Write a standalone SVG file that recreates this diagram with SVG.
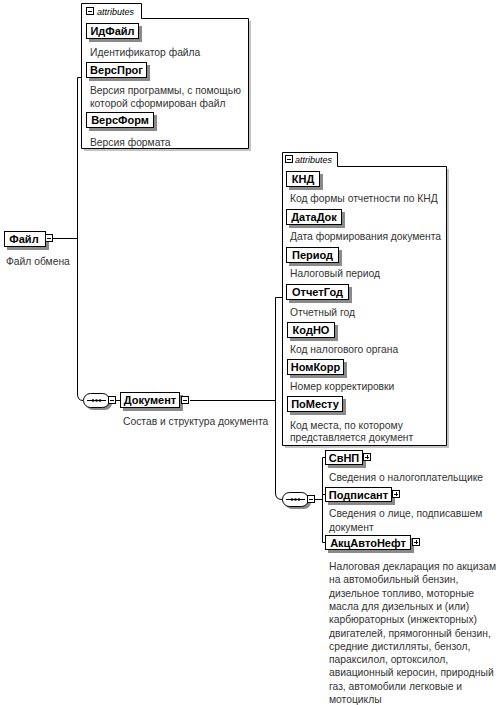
============================================================
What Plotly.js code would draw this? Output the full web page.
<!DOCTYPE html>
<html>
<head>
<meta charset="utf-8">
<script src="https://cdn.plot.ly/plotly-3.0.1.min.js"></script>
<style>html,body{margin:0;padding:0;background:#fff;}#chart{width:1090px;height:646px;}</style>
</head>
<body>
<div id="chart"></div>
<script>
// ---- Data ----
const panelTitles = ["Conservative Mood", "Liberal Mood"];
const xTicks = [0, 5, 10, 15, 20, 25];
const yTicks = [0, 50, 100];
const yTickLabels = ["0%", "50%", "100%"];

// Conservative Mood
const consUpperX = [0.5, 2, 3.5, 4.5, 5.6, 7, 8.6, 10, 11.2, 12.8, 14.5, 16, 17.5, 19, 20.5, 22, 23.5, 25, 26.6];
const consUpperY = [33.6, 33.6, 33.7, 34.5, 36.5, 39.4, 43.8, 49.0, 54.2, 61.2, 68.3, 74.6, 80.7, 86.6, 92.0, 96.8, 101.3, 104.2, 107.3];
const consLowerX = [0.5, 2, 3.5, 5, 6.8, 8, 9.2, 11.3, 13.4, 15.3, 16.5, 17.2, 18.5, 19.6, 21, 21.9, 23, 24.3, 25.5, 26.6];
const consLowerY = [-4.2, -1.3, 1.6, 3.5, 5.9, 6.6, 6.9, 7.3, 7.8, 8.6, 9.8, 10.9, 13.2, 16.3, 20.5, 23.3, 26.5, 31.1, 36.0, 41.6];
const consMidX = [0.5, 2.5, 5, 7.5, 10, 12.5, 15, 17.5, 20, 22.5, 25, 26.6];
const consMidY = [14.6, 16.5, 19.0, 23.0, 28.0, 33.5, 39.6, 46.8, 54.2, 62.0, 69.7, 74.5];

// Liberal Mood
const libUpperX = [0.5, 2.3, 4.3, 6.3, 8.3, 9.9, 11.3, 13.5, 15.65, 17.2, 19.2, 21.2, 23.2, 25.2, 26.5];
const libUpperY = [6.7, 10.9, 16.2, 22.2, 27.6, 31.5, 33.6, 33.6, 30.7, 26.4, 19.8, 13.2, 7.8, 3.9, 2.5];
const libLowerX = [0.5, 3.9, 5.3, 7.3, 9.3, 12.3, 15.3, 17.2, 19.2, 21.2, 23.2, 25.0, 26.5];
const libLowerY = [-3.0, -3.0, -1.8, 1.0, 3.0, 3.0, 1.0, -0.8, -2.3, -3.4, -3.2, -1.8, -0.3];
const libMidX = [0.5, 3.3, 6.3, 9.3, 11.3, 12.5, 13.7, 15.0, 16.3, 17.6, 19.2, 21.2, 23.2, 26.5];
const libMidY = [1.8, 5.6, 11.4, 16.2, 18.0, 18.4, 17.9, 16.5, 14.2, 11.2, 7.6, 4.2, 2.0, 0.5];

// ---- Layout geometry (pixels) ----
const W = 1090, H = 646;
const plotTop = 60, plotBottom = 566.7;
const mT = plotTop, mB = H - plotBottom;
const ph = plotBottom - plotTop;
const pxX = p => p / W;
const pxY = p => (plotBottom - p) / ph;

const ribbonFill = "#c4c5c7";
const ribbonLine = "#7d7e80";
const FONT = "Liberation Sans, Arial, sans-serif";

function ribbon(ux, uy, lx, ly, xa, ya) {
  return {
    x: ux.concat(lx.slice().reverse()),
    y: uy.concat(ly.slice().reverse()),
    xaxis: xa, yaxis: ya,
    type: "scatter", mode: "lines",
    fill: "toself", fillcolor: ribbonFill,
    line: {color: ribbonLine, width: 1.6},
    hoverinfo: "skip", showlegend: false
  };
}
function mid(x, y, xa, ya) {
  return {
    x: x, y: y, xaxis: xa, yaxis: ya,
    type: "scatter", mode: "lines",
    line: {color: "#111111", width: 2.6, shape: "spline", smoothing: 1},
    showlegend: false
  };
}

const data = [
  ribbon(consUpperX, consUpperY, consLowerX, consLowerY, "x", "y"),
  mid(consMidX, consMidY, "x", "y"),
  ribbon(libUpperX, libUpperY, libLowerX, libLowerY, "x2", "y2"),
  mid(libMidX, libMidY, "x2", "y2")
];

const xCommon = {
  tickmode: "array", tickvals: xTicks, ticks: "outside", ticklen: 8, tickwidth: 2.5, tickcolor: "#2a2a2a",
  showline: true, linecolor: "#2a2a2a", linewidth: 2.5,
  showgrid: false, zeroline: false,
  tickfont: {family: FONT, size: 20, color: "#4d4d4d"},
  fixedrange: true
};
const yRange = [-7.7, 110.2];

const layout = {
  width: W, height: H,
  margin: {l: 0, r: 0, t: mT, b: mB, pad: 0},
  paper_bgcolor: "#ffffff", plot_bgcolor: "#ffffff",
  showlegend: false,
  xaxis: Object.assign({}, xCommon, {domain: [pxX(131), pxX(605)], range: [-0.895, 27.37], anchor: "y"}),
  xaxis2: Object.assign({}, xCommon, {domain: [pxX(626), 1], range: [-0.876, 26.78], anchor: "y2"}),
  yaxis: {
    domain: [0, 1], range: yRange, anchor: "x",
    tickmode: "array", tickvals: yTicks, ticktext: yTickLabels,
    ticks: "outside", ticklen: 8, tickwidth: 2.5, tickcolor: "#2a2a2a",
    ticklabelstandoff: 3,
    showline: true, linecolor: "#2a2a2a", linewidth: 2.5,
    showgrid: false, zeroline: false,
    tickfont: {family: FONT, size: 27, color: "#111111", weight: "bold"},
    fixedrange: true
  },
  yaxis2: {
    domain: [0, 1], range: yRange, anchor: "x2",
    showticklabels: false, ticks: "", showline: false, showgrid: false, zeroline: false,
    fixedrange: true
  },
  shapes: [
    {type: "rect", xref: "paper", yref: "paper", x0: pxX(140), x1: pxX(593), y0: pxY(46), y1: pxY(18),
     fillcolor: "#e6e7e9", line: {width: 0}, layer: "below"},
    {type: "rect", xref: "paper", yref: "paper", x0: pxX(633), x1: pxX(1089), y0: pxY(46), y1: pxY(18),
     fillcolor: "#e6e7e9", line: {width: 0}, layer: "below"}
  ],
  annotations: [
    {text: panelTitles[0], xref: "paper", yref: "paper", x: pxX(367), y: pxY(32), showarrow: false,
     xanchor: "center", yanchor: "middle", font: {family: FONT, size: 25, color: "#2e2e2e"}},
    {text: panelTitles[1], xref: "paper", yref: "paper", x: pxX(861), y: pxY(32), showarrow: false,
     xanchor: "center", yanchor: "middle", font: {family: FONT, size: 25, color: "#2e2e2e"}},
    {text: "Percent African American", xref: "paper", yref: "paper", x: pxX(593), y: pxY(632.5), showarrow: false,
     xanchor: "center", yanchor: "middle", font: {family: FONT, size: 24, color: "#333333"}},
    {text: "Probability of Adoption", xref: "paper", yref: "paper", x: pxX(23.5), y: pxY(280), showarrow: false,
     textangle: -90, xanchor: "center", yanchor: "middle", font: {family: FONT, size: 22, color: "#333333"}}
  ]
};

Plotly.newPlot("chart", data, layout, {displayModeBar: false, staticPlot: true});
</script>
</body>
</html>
============================================================
» CHALLENGE: Extract and output the part that opens with the line containing "What Plotly.js code" and closes with the line containing "62.0, 69.7, 74.5];", unchanged, ends included.

» IN RESPONSE:
What Plotly.js code would draw this? Output the full web page.
<!DOCTYPE html>
<html>
<head>
<meta charset="utf-8">
<script src="https://cdn.plot.ly/plotly-3.0.1.min.js"></script>
<style>html,body{margin:0;padding:0;background:#fff;}#chart{width:1090px;height:646px;}</style>
</head>
<body>
<div id="chart"></div>
<script>
// ---- Data ----
const panelTitles = ["Conservative Mood", "Liberal Mood"];
const xTicks = [0, 5, 10, 15, 20, 25];
const yTicks = [0, 50, 100];
const yTickLabels = ["0%", "50%", "100%"];

// Conservative Mood
const consUpperX = [0.5, 2, 3.5, 4.5, 5.6, 7, 8.6, 10, 11.2, 12.8, 14.5, 16, 17.5, 19, 20.5, 22, 23.5, 25, 26.6];
const consUpperY = [33.6, 33.6, 33.7, 34.5, 36.5, 39.4, 43.8, 49.0, 54.2, 61.2, 68.3, 74.6, 80.7, 86.6, 92.0, 96.8, 101.3, 104.2, 107.3];
const consLowerX = [0.5, 2, 3.5, 5, 6.8, 8, 9.2, 11.3, 13.4, 15.3, 16.5, 17.2, 18.5, 19.6, 21, 21.9, 23, 24.3, 25.5, 26.6];
const consLowerY = [-4.2, -1.3, 1.6, 3.5, 5.9, 6.6, 6.9, 7.3, 7.8, 8.6, 9.8, 10.9, 13.2, 16.3, 20.5, 23.3, 26.5, 31.1, 36.0, 41.6];
const consMidX = [0.5, 2.5, 5, 7.5, 10, 12.5, 15, 17.5, 20, 22.5, 25, 26.6];
const consMidY = [14.6, 16.5, 19.0, 23.0, 28.0, 33.5, 39.6, 46.8, 54.2, 62.0, 69.7, 74.5];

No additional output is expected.